Busoni reached artistic maturity with the Violin Sonata No. 2, Op. 36b, completed in 1896, in which a Bach theme undergoes an elaborate sequence of variations. The monumental Piano Concerto followed in 1904; scored for five movements, a chorus, and lasting roughly ninety minutes, the work remains one of the largest in the repertory. His 1907 treatise Sketch for a New Esthetic of Music advocated compositional resources then seldom explored in Western practice, among them microtonal scales and electronic sound production. By 1912 he had completed the Sonatina seconda, his first piece to abandon traditional tonality; the composition occupies an intermediate harmonic sphere that is neither fully tonal nor wholly atonal and thereby defines the stylistic foundation of his later output. In the remaining years he wrote four operas: Die Brautwahl (1912), Arlecchino (1915), Turandot (1917), and Doktor Faust (1924). His principal keyboard composition, the Fantasia Contrappuntistica (1911–1921), culminates in an extensive fugue constructed upon the unfinished Contrapunctus XXIV from Bach’s Die Kunst der Fuge.

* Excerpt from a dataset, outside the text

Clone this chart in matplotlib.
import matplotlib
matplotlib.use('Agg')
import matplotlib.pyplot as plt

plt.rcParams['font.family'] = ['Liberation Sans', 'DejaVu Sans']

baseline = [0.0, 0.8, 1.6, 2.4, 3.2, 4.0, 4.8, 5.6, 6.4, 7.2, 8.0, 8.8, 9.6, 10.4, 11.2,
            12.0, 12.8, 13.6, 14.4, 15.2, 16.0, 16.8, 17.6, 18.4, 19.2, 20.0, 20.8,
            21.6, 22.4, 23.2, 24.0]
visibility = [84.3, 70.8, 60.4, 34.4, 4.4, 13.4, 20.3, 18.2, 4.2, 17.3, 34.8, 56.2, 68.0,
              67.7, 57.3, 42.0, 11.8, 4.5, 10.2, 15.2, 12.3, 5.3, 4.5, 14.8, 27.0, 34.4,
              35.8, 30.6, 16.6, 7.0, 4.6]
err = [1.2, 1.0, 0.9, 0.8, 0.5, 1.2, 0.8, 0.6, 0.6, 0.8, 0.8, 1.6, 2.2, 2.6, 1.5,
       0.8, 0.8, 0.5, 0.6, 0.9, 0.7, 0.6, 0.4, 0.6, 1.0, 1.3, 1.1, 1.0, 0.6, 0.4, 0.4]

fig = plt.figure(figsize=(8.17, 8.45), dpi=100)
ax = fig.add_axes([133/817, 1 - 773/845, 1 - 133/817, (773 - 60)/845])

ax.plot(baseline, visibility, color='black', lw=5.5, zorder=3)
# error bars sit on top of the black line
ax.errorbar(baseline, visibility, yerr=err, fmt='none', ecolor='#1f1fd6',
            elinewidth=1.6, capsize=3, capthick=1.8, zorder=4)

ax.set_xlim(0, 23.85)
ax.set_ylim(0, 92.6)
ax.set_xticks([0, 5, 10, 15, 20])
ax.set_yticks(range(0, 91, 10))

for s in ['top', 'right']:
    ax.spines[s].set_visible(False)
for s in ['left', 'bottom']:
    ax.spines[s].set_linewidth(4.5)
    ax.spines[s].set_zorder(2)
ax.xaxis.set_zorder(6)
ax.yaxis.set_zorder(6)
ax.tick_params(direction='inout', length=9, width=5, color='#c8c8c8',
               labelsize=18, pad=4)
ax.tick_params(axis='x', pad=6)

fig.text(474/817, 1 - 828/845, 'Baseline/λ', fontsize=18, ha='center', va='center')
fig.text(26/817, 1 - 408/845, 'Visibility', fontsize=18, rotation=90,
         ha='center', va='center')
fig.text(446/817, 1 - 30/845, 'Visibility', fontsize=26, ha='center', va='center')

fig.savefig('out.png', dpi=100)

Busoni also guided master classes in composition and instructed pianists. Among his composition pupils, Kurt Weill most fully absorbed Busoni’s Apollonian operatic stance and distinctive harmonic language, while Otto Luening advanced the application of electronics in music. On the piano side, Busoni fostered an international lineage of formidable virtuosos that includes Claudio Arrau and Egon Petri. Recordings from 1919 and a substantial collection of piano rolls preserve traces of his own playing; the discs provide only partial evidence, yet certain rolls convey a fuller impression of his keyboard artistry. Following his death he was remembered chiefly as a great pianist whose own works seemed impenetrable; his ideas later exerted decisive influence on composers such as John Cage and Morton Feldman, and a modest resurgence of interest in his music occurred in the early 1980s.